- Qomrud Location within Iran
- Coordinates: 34°43′32″N 51°04′20″E﻿ / ﻿34.72556°N 51.07222°E
- Country: Iran
- Province: Qom
- County: Qom
- District: Central
- Rural District: Qomrud

Population (2016)
- • Total: 1,703
- Time zone: UTC+3:30 (IRST)

= Qomrud =

Village in Qom province, Iran

Qomrud (قمرود) (Note: Also romanized as Qomrūd; also known as Qumrūd) is a village in, and the capital of, Qomrud Rural District in the Central District of Qom County, Qom province, Iran.

==Demographics==
===Language===
Seventy percent of the village population speaks Turkic languages, 5–10% speak Afghan languages, and 20%–25% speak Persian languages.

===Population===
At the time of the 2006 National Census, the village's population was 1,922 in 443 households. The following census in 2011 counted 1,882 people in 481 households. The 2016 census measured the population of the village as 1,703 people in 493 households. It was the most populous village in its rural district.

== Overview ==

In general, the Qomrud area is one of the most densely populated regions in the world and a transportation hub for humans during the BCE period. It features various historical monuments from different eras, including the Qarat-e-Tappeh (قره تپه) Qomrud, which serves as evidence of this rich history.

Large areas of Iran are home to ancient civilizations, and the Qomrud area has preserved elements from the early days of civilization. The first ancient prayers on the Iranian plateau were conducted in this area. Some historians attribute the original construction of this region to figures such as Alexander, Bahram Gur, Tahmurth, Lhrassap, Kavad I, Yazdgerd III, and others, although there is considerable debate surrounding these claims.

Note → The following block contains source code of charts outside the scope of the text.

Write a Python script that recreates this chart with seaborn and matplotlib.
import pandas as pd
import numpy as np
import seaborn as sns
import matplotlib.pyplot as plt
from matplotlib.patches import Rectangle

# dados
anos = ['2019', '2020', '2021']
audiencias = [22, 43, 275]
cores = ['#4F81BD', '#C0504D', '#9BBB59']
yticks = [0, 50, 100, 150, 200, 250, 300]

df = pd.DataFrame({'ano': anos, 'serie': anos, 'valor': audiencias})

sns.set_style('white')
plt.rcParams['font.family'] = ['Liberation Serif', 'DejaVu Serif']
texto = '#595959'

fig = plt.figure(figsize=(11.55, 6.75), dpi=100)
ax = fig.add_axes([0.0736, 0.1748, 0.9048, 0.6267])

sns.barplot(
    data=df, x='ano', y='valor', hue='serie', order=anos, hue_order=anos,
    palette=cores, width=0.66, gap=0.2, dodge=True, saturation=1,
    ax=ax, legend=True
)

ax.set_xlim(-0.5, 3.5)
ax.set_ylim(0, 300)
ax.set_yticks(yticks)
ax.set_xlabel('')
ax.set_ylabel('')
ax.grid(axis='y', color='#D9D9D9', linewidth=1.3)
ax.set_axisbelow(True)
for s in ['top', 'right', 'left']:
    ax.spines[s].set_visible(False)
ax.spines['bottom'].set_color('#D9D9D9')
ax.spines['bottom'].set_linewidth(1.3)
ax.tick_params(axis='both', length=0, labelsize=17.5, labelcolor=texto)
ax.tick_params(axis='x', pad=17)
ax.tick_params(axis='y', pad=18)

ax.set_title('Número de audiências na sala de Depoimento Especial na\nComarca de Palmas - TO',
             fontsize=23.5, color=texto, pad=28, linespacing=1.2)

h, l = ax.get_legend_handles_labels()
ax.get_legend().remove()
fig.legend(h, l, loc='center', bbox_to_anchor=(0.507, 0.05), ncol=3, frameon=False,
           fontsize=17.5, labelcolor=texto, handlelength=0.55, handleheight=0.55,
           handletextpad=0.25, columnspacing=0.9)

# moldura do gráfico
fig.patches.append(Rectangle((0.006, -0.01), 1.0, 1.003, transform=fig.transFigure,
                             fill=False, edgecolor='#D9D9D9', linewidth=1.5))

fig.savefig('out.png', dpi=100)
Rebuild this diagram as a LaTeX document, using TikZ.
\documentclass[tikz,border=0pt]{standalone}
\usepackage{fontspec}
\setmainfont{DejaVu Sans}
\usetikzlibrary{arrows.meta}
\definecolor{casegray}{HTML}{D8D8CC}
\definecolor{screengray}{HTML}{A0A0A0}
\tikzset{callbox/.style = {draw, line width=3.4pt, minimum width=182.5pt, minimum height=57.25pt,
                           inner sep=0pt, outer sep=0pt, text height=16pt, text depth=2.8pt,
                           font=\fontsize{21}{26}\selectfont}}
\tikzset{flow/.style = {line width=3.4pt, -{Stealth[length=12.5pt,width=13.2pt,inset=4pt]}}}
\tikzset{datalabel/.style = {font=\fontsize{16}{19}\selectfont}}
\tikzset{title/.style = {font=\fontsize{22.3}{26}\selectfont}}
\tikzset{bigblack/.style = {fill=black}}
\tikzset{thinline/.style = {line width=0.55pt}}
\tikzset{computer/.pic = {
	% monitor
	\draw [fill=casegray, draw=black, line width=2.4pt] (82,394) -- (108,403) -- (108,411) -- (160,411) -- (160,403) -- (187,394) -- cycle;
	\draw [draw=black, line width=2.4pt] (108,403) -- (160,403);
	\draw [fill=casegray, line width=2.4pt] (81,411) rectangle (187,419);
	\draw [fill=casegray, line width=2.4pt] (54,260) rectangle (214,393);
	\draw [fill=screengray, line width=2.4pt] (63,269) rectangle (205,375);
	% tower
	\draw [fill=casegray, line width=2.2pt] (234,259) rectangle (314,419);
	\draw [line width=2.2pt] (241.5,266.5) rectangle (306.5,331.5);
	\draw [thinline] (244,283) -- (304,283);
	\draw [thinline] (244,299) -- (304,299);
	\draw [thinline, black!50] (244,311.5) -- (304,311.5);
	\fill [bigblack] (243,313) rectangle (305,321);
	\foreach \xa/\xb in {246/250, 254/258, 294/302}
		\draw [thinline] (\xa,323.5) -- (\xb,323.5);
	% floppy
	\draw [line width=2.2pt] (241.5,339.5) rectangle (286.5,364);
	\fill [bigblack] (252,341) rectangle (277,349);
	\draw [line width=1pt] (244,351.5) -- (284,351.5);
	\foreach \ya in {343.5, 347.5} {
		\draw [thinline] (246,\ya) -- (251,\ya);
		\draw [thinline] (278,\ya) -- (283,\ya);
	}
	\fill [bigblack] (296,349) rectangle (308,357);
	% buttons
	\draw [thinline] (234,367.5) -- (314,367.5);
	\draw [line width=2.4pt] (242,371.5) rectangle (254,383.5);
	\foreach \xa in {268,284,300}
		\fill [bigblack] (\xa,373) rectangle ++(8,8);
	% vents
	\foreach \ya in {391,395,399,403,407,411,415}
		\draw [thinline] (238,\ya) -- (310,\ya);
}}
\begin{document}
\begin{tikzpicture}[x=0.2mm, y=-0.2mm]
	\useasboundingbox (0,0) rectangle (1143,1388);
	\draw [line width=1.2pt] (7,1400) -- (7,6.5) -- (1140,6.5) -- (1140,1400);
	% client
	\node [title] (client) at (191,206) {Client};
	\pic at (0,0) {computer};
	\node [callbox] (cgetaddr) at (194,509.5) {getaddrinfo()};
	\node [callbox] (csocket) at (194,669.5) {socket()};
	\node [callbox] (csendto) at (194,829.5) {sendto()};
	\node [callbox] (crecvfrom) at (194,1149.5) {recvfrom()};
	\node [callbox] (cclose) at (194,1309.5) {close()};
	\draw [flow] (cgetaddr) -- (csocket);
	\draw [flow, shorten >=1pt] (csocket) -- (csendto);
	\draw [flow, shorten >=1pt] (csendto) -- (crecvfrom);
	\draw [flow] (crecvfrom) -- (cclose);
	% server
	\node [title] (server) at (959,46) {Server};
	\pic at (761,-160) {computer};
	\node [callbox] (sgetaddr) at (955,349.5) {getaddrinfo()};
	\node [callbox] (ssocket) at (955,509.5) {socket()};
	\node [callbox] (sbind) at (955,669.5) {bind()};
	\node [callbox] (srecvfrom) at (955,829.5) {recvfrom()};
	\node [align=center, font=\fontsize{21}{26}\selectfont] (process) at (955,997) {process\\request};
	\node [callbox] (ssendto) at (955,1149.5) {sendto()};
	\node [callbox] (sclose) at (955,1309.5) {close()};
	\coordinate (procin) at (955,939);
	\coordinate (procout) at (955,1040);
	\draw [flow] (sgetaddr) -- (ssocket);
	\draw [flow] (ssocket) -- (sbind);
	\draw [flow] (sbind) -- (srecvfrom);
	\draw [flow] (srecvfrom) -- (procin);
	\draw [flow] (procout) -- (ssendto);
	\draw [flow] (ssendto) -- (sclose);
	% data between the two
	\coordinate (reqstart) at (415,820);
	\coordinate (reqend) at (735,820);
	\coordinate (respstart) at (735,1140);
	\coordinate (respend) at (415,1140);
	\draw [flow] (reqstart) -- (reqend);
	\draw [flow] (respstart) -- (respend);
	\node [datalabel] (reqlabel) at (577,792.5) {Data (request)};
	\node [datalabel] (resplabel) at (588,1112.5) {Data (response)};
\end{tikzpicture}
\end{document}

Archaeologists like Roman Cirsman regard Qom as one of the oldest regions where humans have settled and established early civilizations. Recent archaeological findings suggest that the Qomrud region dates back more than 7,000 years. Researchers assert that the presence of Qomrud (Qom River) and its proximity to the Silk Road have made this area a cradle of civilization since the dawn of history. Approximately 130 ancient sites, primarily from the Sassanid and Parthian eras, have been identified in the region.

== Economy ==

The job of the people of Qomrud Rural District is often agricultural and part of the population is also engaged in animal husbandry. This rural district is one of the most important agricultural and livestock fields of Qom province. In the past, a large part of agricultural agriculture in this village was provided by qanats and Qomrud. Over the passage of time and rainfall reduction, and by the construction of the dam of 15 Khordad to the south of the river, farmers have been stopped by the river and today they are supplied with agricultural aquifers.

The products of this village are often barley and alfalfa, but in recent decades pistachio planting has grown strongly in this village, and most farmers have turned to gardening with drought-resistant trees. Over the past few years wheat has been cultivated almost entirely out of the agricultural industry of this village.

In recent years, women in this village have turned to home-based businesses, which have become widespread in the Qomrud region.